A court ruling last week now means that the act of using someone else’s password to access an online service — including Netflix or HBO Go — without the authorization of the system’s owner may be considered a violation of federal computer law. But don’t panic: It’s not likely that subscription VOD providers will suddenly have the feds descend on people swapping their login credentials.
In a July 5 ruling in a case about a former employee at executive-search firm Korn Ferry, a three-judge panel of U.S. Court of Appeals for the 9th Circuit found that sharing passwords without the authorization of the system’s owner is a crime that can be prosecuted under the U.S. Computer Fraud and Abuse Act.
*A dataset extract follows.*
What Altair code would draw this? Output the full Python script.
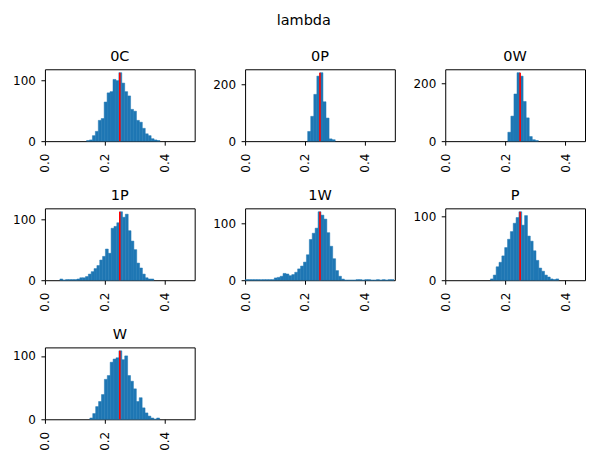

That would potentially make millions of Americans “unwitting federal criminals,” according to a dissenting opinion by Judge Stephen Reinhardt as noted by Fortune.
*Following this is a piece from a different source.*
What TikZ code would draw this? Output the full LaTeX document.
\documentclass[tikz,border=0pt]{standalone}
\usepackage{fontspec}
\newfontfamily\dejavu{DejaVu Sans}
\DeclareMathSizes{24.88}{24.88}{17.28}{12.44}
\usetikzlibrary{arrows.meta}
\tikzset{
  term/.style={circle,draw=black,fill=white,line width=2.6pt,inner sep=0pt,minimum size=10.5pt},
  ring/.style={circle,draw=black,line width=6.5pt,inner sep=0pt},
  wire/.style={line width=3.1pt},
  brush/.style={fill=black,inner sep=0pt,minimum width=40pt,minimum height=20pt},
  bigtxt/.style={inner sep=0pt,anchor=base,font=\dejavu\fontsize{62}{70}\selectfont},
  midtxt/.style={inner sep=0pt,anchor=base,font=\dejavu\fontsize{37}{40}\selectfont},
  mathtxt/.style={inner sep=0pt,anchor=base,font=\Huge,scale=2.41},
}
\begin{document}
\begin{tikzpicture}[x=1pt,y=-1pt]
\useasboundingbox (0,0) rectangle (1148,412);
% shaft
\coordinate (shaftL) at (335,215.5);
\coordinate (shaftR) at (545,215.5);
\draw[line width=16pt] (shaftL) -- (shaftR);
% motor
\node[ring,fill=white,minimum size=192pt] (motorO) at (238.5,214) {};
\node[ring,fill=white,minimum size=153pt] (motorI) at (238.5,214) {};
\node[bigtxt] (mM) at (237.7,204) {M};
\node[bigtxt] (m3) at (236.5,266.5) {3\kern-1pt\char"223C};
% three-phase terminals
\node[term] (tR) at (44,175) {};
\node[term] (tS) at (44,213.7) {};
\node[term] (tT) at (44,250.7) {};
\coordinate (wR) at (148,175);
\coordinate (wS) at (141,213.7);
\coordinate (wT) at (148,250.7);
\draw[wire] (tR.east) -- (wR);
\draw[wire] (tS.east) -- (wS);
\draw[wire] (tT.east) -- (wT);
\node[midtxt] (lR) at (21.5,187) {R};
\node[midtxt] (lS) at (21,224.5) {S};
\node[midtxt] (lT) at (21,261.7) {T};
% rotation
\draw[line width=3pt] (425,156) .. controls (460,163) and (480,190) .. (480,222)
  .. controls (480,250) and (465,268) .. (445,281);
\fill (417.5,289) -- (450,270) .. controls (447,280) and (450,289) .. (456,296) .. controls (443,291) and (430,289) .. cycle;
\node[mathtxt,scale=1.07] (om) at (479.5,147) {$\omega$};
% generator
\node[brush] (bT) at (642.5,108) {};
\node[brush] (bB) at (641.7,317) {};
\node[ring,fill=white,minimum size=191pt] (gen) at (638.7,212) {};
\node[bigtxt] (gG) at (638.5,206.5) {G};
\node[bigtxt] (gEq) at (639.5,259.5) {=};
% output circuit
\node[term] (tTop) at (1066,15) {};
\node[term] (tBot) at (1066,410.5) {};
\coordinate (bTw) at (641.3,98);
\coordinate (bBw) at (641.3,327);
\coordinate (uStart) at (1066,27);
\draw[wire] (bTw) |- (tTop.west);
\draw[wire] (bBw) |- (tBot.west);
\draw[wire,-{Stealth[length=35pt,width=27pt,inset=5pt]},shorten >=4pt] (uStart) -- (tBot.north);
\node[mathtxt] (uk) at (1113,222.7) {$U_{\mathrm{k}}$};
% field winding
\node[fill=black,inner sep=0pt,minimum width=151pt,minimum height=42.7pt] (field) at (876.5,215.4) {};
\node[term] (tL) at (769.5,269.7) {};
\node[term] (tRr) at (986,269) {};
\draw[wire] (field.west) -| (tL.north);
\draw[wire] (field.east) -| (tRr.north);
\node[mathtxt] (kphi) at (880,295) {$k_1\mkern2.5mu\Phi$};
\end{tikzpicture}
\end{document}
To Reinhardt, the appeals court’s ruling would make it illegal to engage in some common examples of password-sharing, such as logging in to a Facebook account on behalf of a friend or relative. “The majority is wrong to conclude that a person necessarily accesses a computer account ‘without authorization’ if he does so without the permission of the system owner,” he wrote in his dissent.
The trend of people freeloading off the Netflix or HBO passwords of paying subs has long been a question facing the industry, and during the Primetime Emmy Awards last year host Andy Samberg even made a joke about it. A study last year by research firm Parks Associates suggested SVOD services would stand to lose upwards of $500 million in revenue in 2015 from the practice.